Per Koons' trademark, there were art historical references aplenty. Paintings of circular dots, revealing themselves as pointillistic pornography from afar, were in homage to Salvador Dalí. Gustave Courbet's "L'Origine du Monde" was a heavy presence, as Koons appeared to look for life's meaning in centralized landscapes and the questioning of gender and sexuality. A stack of green, black, purple -- and one single blue and white -- cannonballs represented a Sol LeWitt-style, molecular breakdown of the Hulk, who also appeared as a quasi-Eastern guardian god in "Hulk (Friends)" (2004-2012), and as a reference to Andy Warhol's "Double Elvis" in "Hulks (Bell)", with two figures of the temperamental green superhero carrying an antique bell.

"I like to play with this masculine-feminine tension, to be able to have a dialogue with all these works together," Koons said of the exhibition. "We have images here that are purely high testosterone -- look at the Hulks. And then others have these feminine aspects, to have an equilibrium and balance."

The show also boasts a few deliberately ambiguous works, for good measure. Speaking of his sculpture "Lobster" (2007-2012), Koons said: "If you look at its arms, very strong, but they could be fallopian tubes and its body could be the womb.
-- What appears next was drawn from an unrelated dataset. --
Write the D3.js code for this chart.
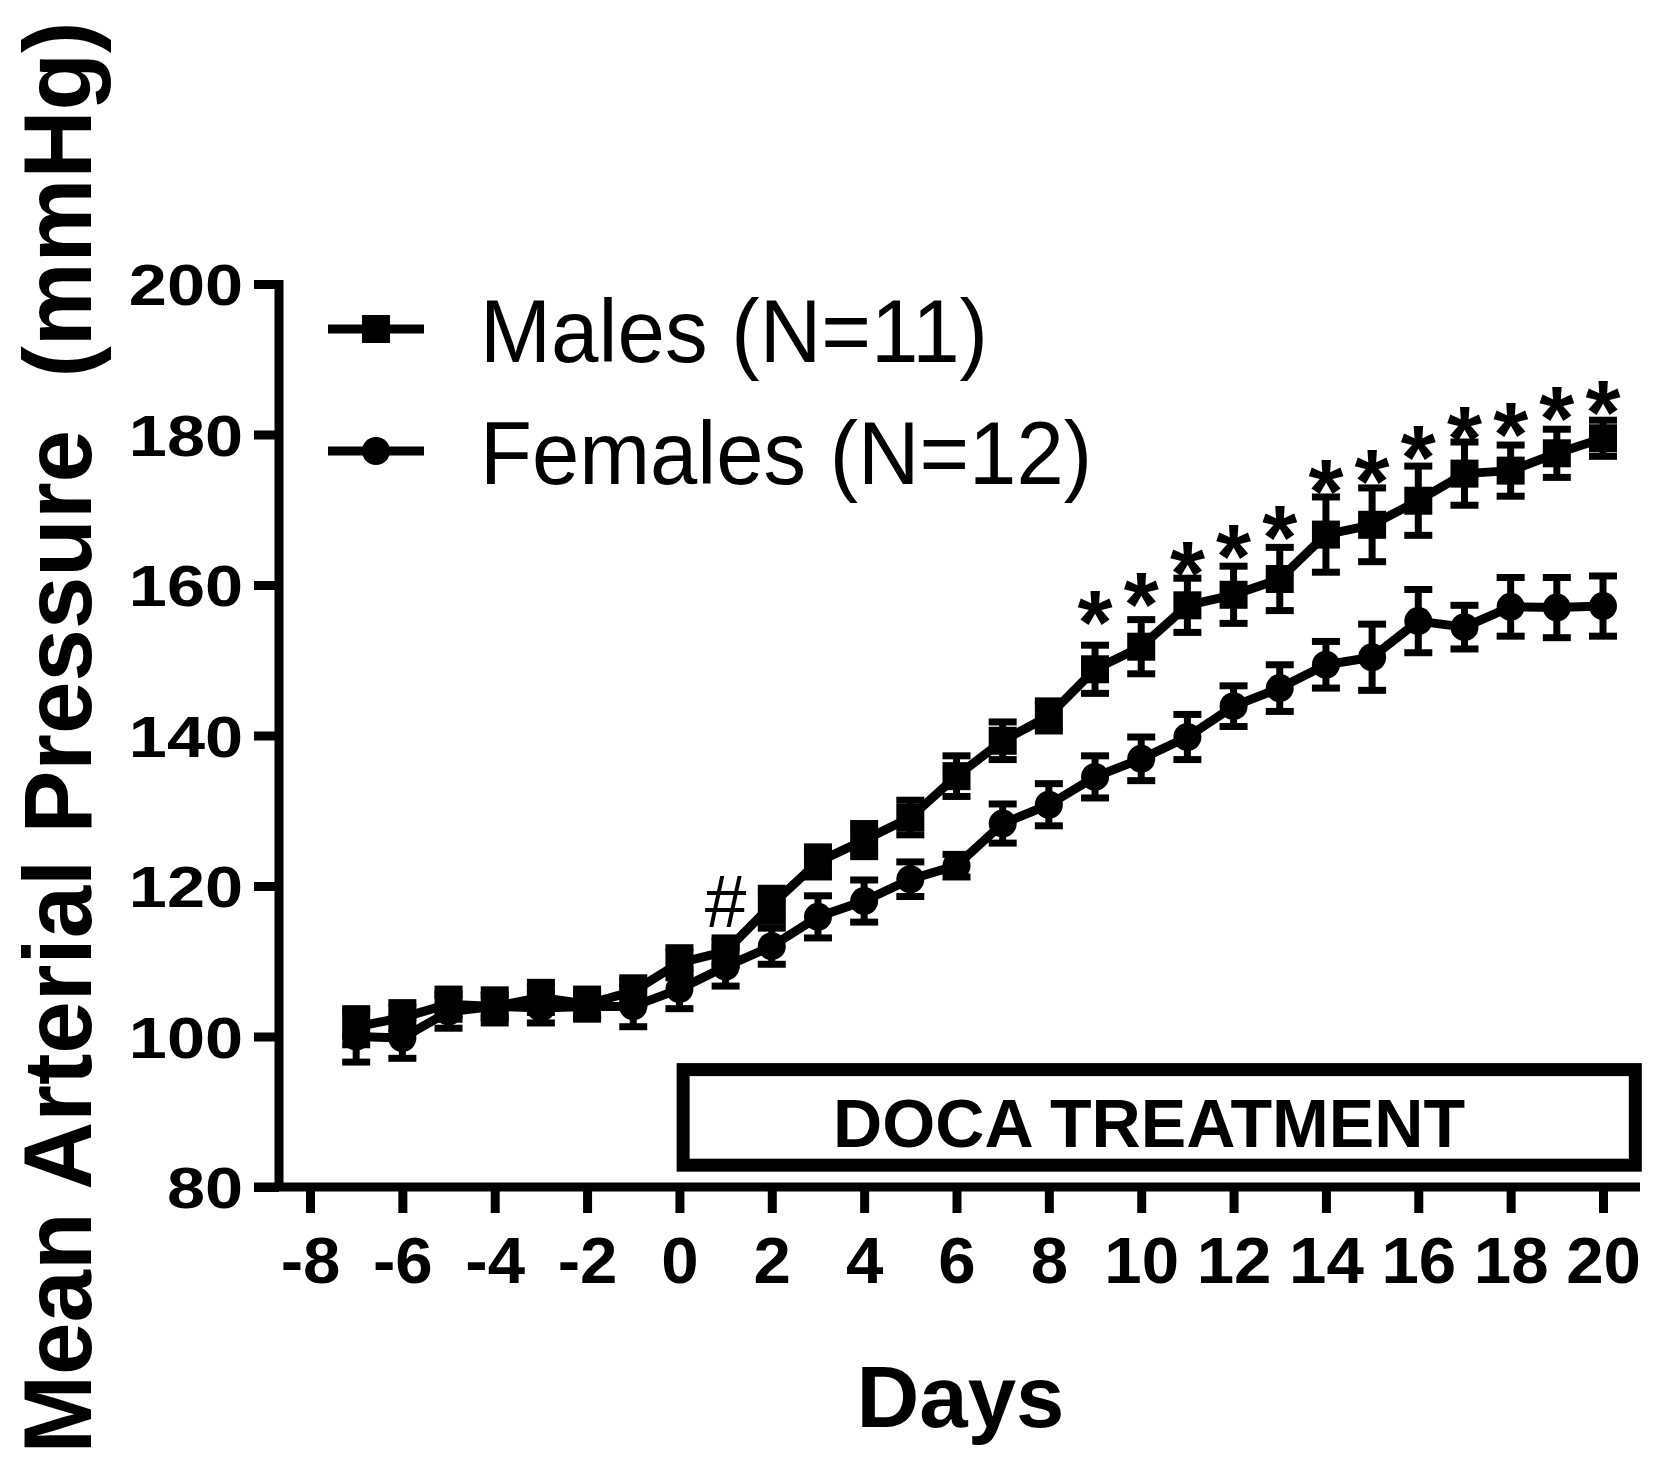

If you look at its tail, it's almost like a stripper with a boa doing a feather dance, and also has tentacles that are like Dalí's mustache." In "Dogpool (Panties)" (2003), where a phallic tail spraying water is balanced by an erotic image of a woman's panties, its string references Marcel Duchamp's "Standard Stoppages."

Koons' latest work is "Antiquity (Farnese Bull)," a painting finished only days before the opening at Almine Rech. Alongside bronzes of Priapus and Aphrodite, it incorporates the image of a Celtic idol that the artist bought on the Internet. "If you look at the back of it, it has either two rear end cheeks or two testicles. We have a satyr symbol raising life's energy and moving forward," Koons explained. The drawings atop the image hark back to the artist's "Goat," a 2002 book project paying tribute to Muhammad Ali.

"We had to sign this book, sign some 10,000 sheets of paper," the artist remembered. "Sometimes I would open a box of pages and see that Muhammad Ali had made beautiful drawings for me. You would have a sun, a cloud, and some birds, a boat on the water, some mountains, so really just symbols of mother nature. And in times of antiquity, some of the greatest sculptures that we have are of boxers."